** Start of GIVEN ENTRIES **
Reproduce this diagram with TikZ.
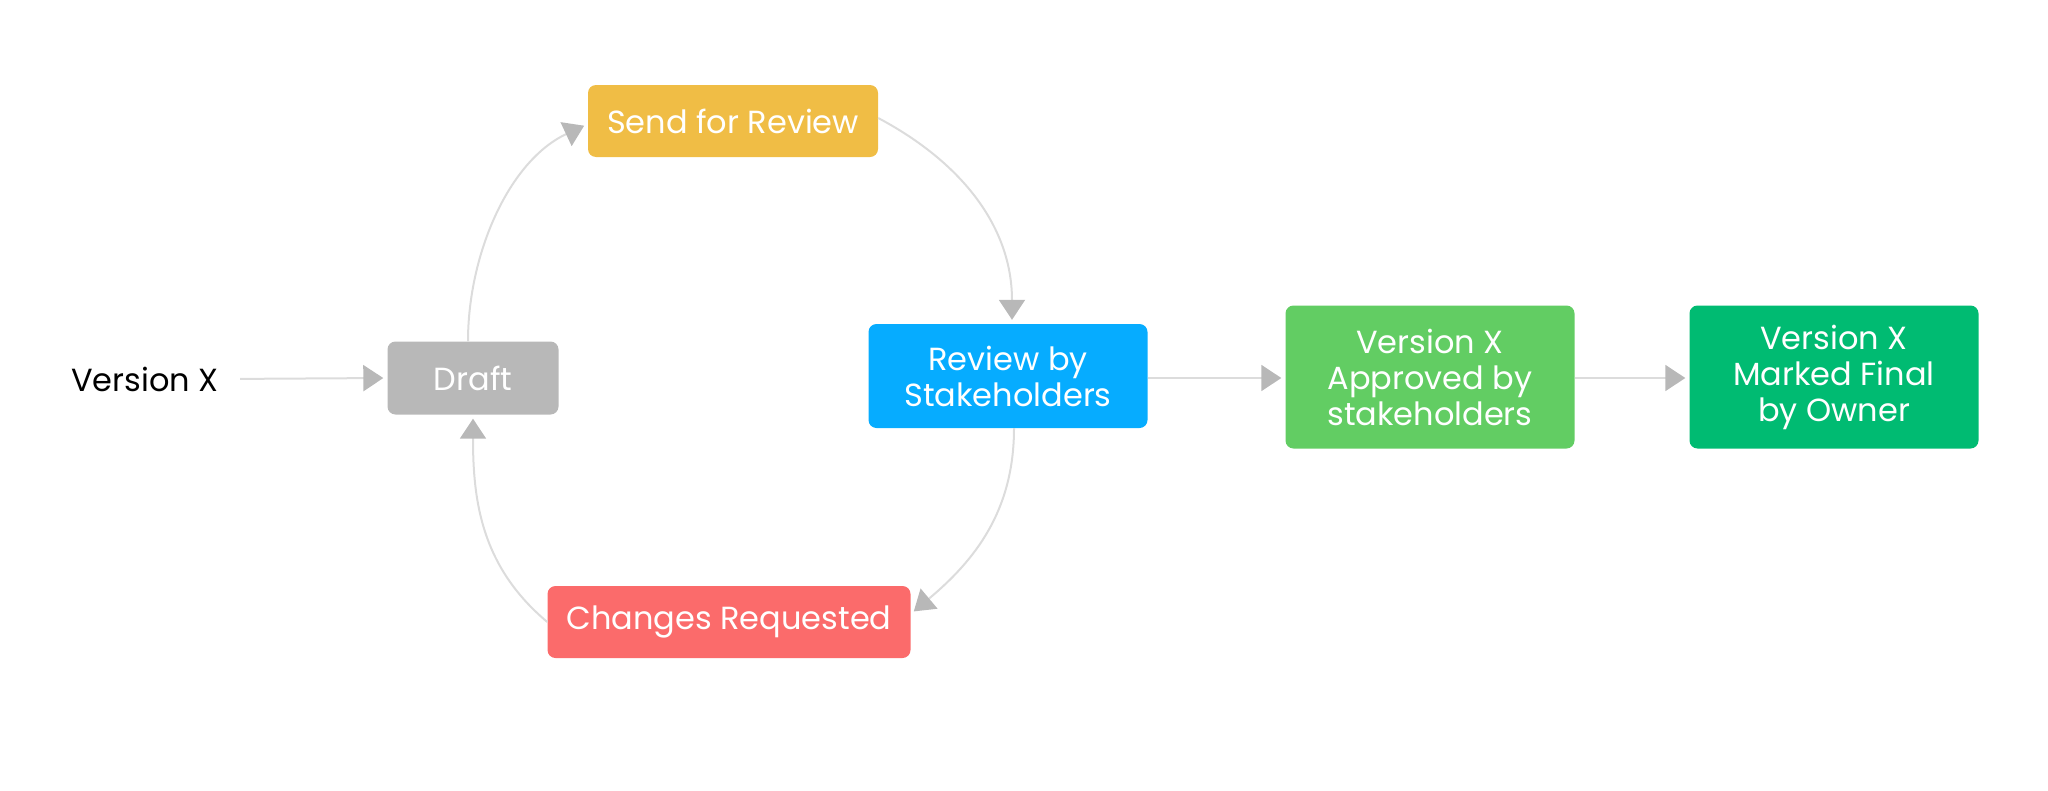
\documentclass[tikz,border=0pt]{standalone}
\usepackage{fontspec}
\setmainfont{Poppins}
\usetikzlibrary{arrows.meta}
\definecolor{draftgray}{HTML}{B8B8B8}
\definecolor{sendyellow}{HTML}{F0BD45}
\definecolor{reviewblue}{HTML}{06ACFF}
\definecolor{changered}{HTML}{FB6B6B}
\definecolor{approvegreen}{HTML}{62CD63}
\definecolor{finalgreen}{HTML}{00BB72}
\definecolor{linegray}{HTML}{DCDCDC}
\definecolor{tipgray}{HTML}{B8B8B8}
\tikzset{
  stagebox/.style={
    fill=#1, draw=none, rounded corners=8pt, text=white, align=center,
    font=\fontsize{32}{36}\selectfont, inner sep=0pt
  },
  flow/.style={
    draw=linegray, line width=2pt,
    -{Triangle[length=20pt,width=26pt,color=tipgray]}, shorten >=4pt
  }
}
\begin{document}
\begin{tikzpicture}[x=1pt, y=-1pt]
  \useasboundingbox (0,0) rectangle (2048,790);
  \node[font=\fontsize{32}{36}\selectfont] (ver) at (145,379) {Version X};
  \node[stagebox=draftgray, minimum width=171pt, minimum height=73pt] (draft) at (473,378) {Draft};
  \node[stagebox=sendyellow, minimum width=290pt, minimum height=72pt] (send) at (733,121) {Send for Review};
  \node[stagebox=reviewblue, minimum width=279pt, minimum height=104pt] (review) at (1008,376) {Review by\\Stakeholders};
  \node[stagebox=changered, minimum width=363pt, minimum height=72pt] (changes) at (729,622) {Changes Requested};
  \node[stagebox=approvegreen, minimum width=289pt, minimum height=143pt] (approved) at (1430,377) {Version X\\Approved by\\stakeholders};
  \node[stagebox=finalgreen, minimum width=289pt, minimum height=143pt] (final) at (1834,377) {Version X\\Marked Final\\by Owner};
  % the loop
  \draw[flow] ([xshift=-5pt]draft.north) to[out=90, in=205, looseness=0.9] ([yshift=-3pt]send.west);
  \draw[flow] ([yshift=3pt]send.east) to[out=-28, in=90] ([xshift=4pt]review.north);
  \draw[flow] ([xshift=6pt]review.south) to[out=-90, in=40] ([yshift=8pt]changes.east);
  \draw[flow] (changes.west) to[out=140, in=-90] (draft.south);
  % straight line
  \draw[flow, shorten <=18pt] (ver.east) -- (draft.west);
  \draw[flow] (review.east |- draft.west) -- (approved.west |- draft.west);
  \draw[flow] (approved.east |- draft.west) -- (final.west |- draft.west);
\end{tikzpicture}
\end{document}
** End of GIVEN ENTRIES **
** Start of GIVEN ENTRIES **
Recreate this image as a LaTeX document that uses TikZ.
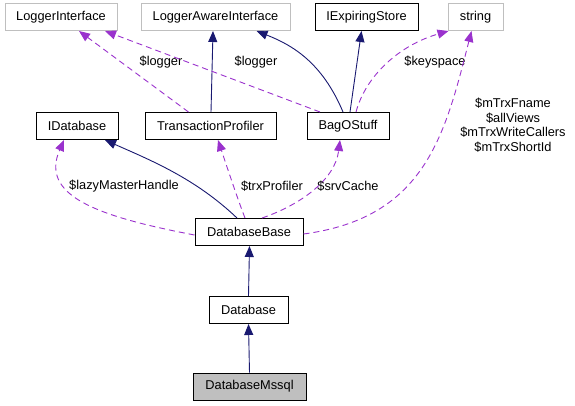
** End of GIVEN ENTRIES **
» TASK TO CARRY OUT
Check each line of the records for the word "this" and extract those that contain it.

» EXERCISE ANSWER
Reproduce this diagram with TikZ.
Recreate this image as a LaTeX document that uses TikZ.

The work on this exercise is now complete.